● DIRECTIVE: Set the lines down again exactly, first line through the line that contains "2.77, 2.04, 1.59, 0.13, -0.20, 0.19, 0.53]", with no pictures.

● DATA SECTION:
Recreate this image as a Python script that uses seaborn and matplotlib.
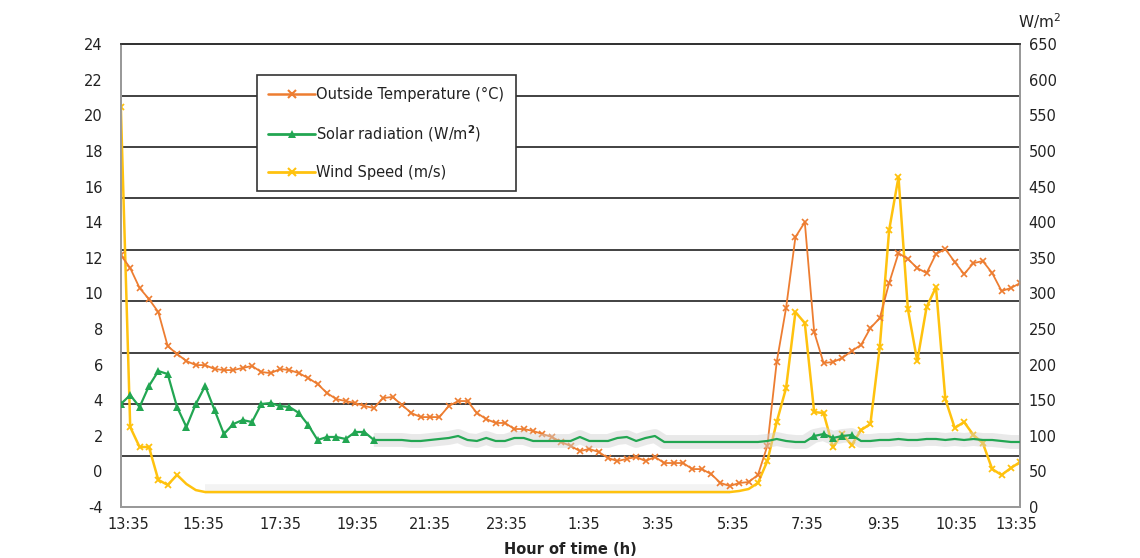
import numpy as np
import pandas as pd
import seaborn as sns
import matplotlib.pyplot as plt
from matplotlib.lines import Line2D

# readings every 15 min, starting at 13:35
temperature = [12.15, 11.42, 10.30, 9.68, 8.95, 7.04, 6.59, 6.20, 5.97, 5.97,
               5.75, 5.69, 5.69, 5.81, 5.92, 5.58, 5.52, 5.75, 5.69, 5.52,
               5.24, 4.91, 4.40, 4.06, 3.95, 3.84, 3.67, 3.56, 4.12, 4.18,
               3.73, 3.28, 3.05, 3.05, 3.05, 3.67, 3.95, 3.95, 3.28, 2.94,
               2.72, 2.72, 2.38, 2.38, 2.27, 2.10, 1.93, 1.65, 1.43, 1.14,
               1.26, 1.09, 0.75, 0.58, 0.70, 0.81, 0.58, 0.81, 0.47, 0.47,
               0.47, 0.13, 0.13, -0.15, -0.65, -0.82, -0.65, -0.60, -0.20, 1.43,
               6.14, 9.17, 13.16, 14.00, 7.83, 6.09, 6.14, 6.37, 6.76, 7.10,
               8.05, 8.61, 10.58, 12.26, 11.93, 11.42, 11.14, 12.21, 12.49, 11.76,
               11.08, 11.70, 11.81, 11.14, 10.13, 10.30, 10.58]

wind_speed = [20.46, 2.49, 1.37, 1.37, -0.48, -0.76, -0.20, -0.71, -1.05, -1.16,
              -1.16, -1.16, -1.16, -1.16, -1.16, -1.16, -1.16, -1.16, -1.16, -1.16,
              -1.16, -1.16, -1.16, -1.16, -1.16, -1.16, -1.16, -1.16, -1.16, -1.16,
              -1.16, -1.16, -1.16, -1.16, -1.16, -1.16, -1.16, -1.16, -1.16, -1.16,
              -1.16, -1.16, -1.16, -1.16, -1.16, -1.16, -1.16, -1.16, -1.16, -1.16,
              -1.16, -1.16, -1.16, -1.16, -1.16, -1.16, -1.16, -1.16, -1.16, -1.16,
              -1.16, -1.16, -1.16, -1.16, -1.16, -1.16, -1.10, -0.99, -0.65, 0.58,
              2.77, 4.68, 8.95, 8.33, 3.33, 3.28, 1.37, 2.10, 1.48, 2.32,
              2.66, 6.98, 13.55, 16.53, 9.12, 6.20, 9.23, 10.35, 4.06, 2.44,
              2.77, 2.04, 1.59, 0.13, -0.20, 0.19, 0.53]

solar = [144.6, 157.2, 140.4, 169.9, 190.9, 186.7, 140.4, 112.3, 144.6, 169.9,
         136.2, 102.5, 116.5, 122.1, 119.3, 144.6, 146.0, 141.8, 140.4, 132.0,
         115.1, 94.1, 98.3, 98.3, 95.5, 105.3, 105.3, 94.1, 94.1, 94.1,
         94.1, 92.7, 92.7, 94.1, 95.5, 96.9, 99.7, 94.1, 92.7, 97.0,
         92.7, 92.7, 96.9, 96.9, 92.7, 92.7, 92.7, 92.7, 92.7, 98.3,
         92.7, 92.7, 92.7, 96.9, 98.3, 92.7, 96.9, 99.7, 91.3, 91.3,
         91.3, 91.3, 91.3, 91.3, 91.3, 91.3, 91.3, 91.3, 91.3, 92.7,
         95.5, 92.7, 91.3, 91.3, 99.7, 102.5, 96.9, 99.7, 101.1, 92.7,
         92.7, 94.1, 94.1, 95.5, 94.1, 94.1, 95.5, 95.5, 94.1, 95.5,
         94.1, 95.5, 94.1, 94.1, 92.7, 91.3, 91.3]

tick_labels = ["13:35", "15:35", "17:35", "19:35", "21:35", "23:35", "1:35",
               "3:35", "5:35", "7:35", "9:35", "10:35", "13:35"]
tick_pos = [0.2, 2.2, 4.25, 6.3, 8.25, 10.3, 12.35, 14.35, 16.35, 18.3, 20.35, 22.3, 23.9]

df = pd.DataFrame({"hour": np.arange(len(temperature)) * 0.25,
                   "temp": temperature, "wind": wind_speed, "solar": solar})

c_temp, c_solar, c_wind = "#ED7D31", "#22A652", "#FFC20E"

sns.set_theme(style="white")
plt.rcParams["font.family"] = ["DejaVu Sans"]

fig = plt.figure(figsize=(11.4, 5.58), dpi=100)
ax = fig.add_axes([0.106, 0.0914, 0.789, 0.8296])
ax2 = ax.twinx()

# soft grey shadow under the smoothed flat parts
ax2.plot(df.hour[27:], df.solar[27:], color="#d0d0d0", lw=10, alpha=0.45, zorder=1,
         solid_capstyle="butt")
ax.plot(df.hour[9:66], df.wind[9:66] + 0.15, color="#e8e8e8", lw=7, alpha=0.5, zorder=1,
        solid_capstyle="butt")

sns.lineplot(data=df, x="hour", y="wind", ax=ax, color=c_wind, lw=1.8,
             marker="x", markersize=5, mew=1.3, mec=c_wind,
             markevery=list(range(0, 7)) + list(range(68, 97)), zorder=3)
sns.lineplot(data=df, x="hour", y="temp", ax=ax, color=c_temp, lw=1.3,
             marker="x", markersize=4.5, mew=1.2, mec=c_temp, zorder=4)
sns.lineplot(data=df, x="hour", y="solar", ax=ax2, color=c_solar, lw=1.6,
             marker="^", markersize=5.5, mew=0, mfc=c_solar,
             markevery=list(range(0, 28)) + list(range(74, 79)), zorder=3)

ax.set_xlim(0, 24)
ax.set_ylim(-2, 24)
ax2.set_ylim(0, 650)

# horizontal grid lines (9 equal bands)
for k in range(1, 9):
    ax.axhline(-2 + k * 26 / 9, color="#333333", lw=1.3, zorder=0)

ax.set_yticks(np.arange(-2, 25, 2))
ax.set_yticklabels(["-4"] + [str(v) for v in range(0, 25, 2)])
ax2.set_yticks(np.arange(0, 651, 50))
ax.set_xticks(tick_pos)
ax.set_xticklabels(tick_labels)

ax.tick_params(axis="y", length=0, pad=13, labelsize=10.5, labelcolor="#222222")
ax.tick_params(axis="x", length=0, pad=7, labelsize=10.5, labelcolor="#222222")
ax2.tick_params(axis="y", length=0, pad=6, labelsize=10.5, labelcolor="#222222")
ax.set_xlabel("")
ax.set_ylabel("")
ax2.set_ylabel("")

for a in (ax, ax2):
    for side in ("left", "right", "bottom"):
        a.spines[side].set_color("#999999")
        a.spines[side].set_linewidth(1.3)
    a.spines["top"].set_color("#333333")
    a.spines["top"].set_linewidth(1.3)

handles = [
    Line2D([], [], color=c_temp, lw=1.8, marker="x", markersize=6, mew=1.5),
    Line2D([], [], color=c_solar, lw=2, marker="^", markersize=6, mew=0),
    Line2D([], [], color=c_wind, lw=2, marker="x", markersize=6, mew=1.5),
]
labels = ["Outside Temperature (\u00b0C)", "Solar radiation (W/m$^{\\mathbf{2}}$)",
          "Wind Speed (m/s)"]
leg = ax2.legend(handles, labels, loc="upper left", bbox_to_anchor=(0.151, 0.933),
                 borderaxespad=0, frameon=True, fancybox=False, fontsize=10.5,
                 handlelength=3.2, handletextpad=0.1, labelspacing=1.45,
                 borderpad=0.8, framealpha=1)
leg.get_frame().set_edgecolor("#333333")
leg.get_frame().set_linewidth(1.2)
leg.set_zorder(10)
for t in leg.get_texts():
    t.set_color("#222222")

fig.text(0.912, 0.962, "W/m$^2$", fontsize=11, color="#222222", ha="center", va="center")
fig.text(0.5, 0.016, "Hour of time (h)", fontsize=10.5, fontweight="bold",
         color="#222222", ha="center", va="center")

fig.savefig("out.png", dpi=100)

● OUTPUT FOR THIS EXERCISE:
Recreate this image as a Python script that uses seaborn and matplotlib.
import numpy as np
import pandas as pd
import seaborn as sns
import matplotlib.pyplot as plt
from matplotlib.lines import Line2D

# readings every 15 min, starting at 13:35
temperature = [12.15, 11.42, 10.30, 9.68, 8.95, 7.04, 6.59, 6.20, 5.97, 5.97,
               5.75, 5.69, 5.69, 5.81, 5.92, 5.58, 5.52, 5.75, 5.69, 5.52,
               5.24, 4.91, 4.40, 4.06, 3.95, 3.84, 3.67, 3.56, 4.12, 4.18,
               3.73, 3.28, 3.05, 3.05, 3.05, 3.67, 3.95, 3.95, 3.28, 2.94,
               2.72, 2.72, 2.38, 2.38, 2.27, 2.10, 1.93, 1.65, 1.43, 1.14,
               1.26, 1.09, 0.75, 0.58, 0.70, 0.81, 0.58, 0.81, 0.47, 0.47,
               0.47, 0.13, 0.13, -0.15, -0.65, -0.82, -0.65, -0.60, -0.20, 1.43,
               6.14, 9.17, 13.16, 14.00, 7.83, 6.09, 6.14, 6.37, 6.76, 7.10,
               8.05, 8.61, 10.58, 12.26, 11.93, 11.42, 11.14, 12.21, 12.49, 11.76,
               11.08, 11.70, 11.81, 11.14, 10.13, 10.30, 10.58]

wind_speed = [20.46, 2.49, 1.37, 1.37, -0.48, -0.76, -0.20, -0.71, -1.05, -1.16,
              -1.16, -1.16, -1.16, -1.16, -1.16, -1.16, -1.16, -1.16, -1.16, -1.16,
              -1.16, -1.16, -1.16, -1.16, -1.16, -1.16, -1.16, -1.16, -1.16, -1.16,
              -1.16, -1.16, -1.16, -1.16, -1.16, -1.16, -1.16, -1.16, -1.16, -1.16,
              -1.16, -1.16, -1.16, -1.16, -1.16, -1.16, -1.16, -1.16, -1.16, -1.16,
              -1.16, -1.16, -1.16, -1.16, -1.16, -1.16, -1.16, -1.16, -1.16, -1.16,
              -1.16, -1.16, -1.16, -1.16, -1.16, -1.16, -1.10, -0.99, -0.65, 0.58,
              2.77, 4.68, 8.95, 8.33, 3.33, 3.28, 1.37, 2.10, 1.48, 2.32,
              2.66, 6.98, 13.55, 16.53, 9.12, 6.20, 9.23, 10.35, 4.06, 2.44,
              2.77, 2.04, 1.59, 0.13, -0.20, 0.19, 0.53]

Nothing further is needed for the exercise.